Arte

Francis Picabia in mostra al Moma di New York

200 opere per festeggiare la prima grande retrospettiva di Francis Picabia

Francis Picabia: Our Heads are Round so Our Thoughts Can Change Direction. Questo il titolo, da un suo celebre aforisma, che inaugura al MoMA di New York, la prima grande retrospettiva, dagli anni Settanta, del poliedrico artista francese. 200 opere in tutto per ripercorrere il cammino artistico dalle molteplici sfaccettature di un grande che ha saputo attraversare, ogni volta rinnovandosi, le principali correnti del secolo scorso, dall’Impressionismo al Dadaismo – in mostra si possono trovare i celebri quadri “meccanomorfi” – per giungere al realismo fotografico e fare di nuovo marcia indietro, nella rielaborazione e dissoluzione della forma.

Concepita in collaborazione con il Kunsthaus Zürich, che fino allo scorso 25 settembre ha ospitato un’altra importante rassegna su Picabia, in occasione del centenario della nascita del Dadaismo e del Cabaret Voltaire, la mostra (inaugurata il 21 novembre) attraversa un quanto mai vasto lasso di tempo che parte dal primo decennio del secolo scorso, per giungere agli anni Cinquanta.

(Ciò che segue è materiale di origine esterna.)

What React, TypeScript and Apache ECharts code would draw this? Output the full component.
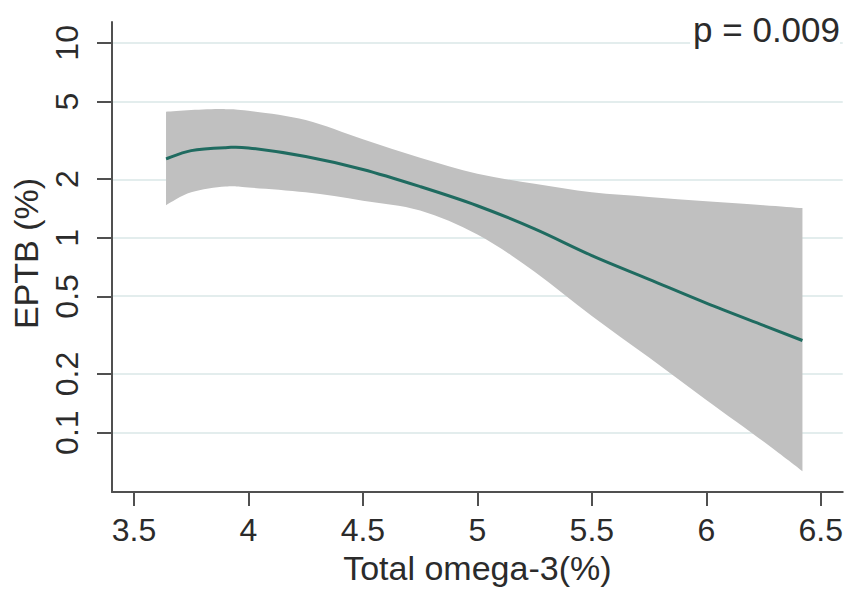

L’esposizione è un’occasione per scoprire maggiormente uno dei principali protagonisti dell’arte del Novecento, non solo in quanto artista, ma come un personaggio curioso e istrionico, che ha saputo attraversare i più svariati campi artistici, dalla pittura al teatro – nel 1924 Picabia realizza il balletto «Relâch, in collaborazione con i ballerini del Balletto Svedese e le musiche di Erik Satie – dalla performance alla poesia fino al cinema – l’eccentrico «Entr’ace» scritto da Picabia e curato da René Clair.

Accanto ai 125 dipinti troviamo 45 opere cartacee, un film e un’accurata selezione di prodotti editoriali – saggi, testi illustrati, riviste d’avanguardia, aforismi – per offrire uno sguardo a 360° sull’attività di questo irriverente e provocatore giocoliere dell’arte – non mancano i suoi nudi erotici degli anni Trenta e Quaranta tratti da riviste e foto porno – che, insofferente a qualsiasi tipo di classificazione, genere o stile, ha saputo ridefinire la figura stessa di artista.